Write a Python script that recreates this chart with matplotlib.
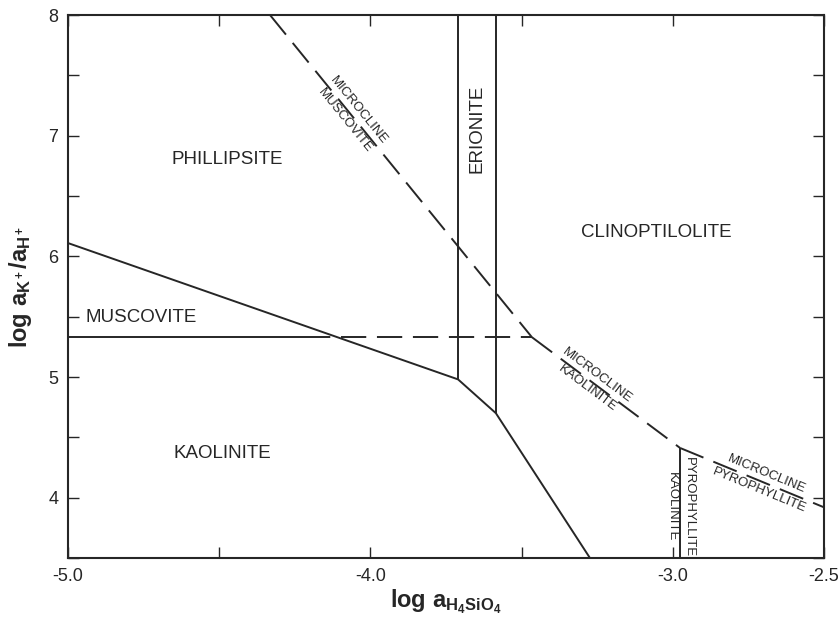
import numpy as np
import matplotlib
matplotlib.use("Agg")
import matplotlib.pyplot as plt

plt.rcParams['font.family'] = ['Liberation Sans', 'DejaVu Sans']
plt.rcParams['axes.unicode_minus'] = False
plt.rcParams['mathtext.fontset'] = 'custom'
plt.rcParams['mathtext.rm'] = 'Liberation Sans:bold'
plt.rcParams['mathtext.it'] = 'Liberation Sans:bold'
plt.rcParams['mathtext.bf'] = 'Liberation Sans:bold'

# ---- data (log aH4SiO4, log aK+/aH+) ----
# solid boundaries
phil_kaol_x = [-5.0, -3.710, -3.585, -3.274]
phil_kaol_y = [6.11, 4.98, 4.70, 3.50]
musc_kaol_x = [-5.0, -4.216]
musc_kaol_y = [5.33, 5.33]
erio_left_x = [-3.710, -3.710]
erio_left_y = [8.0, 4.98]
erio_right_x = [-3.585, -3.585]
erio_right_y = [8.0, 4.70]
pyro_kaol_x = [-2.976, -2.976]
pyro_kaol_y = [4.412, 3.50]
# dashed (metastable) boundaries
musc_kaol_meta_x = [-4.216, -3.466]
musc_kaol_meta_y = [5.33, 5.33]
micro_musc_x = [-4.332, -3.466]
micro_musc_y = [8.0, 5.33]
micro_kaol_x = [-3.466, -2.976]
micro_kaol_y = [5.33, 4.412]
micro_pyro_x = [-2.976, -2.50]
micro_pyro_y = [4.412, 3.92]

field_names = ['PHILLIPSITE', 'CLINOPTILOLITE', 'MUSCOVITE', 'KAOLINITE']
field_x = [-4.474, -3.056, -4.759, -4.491]
field_y = [6.80, 6.20, 5.49, 4.37]

xticks = [-5.0, -4.5, -4.0, -3.5, -3.0, -2.5]
xticklabels = ['-5.0', '', '-4.0', '', '-3.0', '-2.5']
yticks = [3.5, 4.0, 4.5, 5.0, 5.5, 6.0, 6.5, 7.0, 7.5, 8.0]
yticklabels = ['', '4', '', '5', '', '6', '', '7', '', '8']

ink = '#262626'

fig = plt.figure(figsize=(8.39, 6.20), dpi=100)
ax = fig.add_axes([68/839, 62/620, 756/839, 543/620])
ax.set_xlim(-5.0, -2.5)
ax.set_ylim(3.5, 8.0)

lw = 1.4
for xs, ys in [(phil_kaol_x, phil_kaol_y), (musc_kaol_x, musc_kaol_y),
               (erio_left_x, erio_left_y), (erio_right_x, erio_right_y),
               (pyro_kaol_x, pyro_kaol_y)]:
    ax.plot(xs, ys, color=ink, lw=lw, solid_capstyle='butt')
for xs, ys in [(musc_kaol_meta_x, musc_kaol_meta_y), (micro_musc_x, micro_musc_y),
               (micro_kaol_x, micro_kaol_y), (micro_pyro_x, micro_pyro_y)]:
    ax.plot(xs, ys, color=ink, lw=lw, dashes=(13, 5.5))

for name, x, y in zip(field_names, field_x, field_y):
    ax.text(x, y, name, ha='center', va='center', fontsize=13.5, color=ink)
ax.text(-3.648, 7.06, 'ERIONITE', ha='center', va='center', rotation=90,
        fontsize=13.5, color=ink)

fig.canvas.draw()

def line_label(xs, ys, xc, upper, lower, off=6.0, fs=9.5):
    p0 = ax.transData.transform((xs[0], ys[0]))
    p1 = ax.transData.transform((xs[1], ys[1]))
    ang = np.degrees(np.arctan2(p1[1]-p0[1], p1[0]-p0[0]))
    if xs[0] == xs[1]:
        ang = -90.0
        yc = xc
        xc_ = xs[0]
    else:
        t = (xc - xs[0]) / (xs[1] - xs[0])
        yc = ys[0] + t*(ys[1]-ys[0])
        xc_ = xc
    th = np.radians(ang)
    nx, ny = -np.sin(th), np.cos(th)
    for word, s in [(upper, 1), (lower, -1)]:
        ax.annotate(word, xy=(xc_, yc), xytext=(s*nx*off, s*ny*off),
                    textcoords='offset points', rotation=ang,
                    rotation_mode='anchor', ha='center', va='center',
                    fontsize=fs, color=ink)

line_label(micro_musc_x, micro_musc_y, -4.061, 'MICROCLINE', 'MUSCOVITE')
line_label(micro_kaol_x, micro_kaol_y, -3.267, 'MICROCLINE', 'KAOLINITE')
line_label(micro_pyro_x, micro_pyro_y, -2.702, 'MICROCLINE', 'PYROPHYLLITE')
line_label(pyro_kaol_x, pyro_kaol_y, 3.923, 'PYROPHYLLITE', 'KAOLINITE')

ax.set_xticks(xticks)
ax.set_xticklabels(xticklabels)
ax.set_yticks(yticks)
ax.set_yticklabels(yticklabels)
ax.tick_params(direction='in', top=True, right=True, length=8, width=1.0,
               labelsize=13, colors=ink, pad=7)
for s in ax.spines.values():
    s.set_linewidth(1.5)
    s.set_color(ink)

ax.set_xlabel(r'$\mathrm{log\ a_{H_4SiO_4}}$', fontsize=17, color=ink, labelpad=2)
ax.set_ylabel(r'$\mathrm{log\ a_{K^+}/a_{H^+}}$', fontsize=17, color=ink, labelpad=10)

fig.savefig('out.png', dpi=100)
+---+
### [Problem to solve]
Restate exactly, please, only the lines between the start of the data and the line containing "plt.rcParams['mathtext.bf'] = 'Liberation", both ends included, skipping the pictures.

### [Complete answer]
Write a Python script that recreates this chart with matplotlib.
import numpy as np
import matplotlib
matplotlib.use("Agg")
import matplotlib.pyplot as plt

plt.rcParams['font.family'] = ['Liberation Sans', 'DejaVu Sans']
plt.rcParams['axes.unicode_minus'] = False
plt.rcParams['mathtext.fontset'] = 'custom'
plt.rcParams['mathtext.rm'] = 'Liberation Sans:bold'
plt.rcParams['mathtext.it'] = 'Liberation Sans:bold'
plt.rcParams['mathtext.bf'] = 'Liberation Sans:bold'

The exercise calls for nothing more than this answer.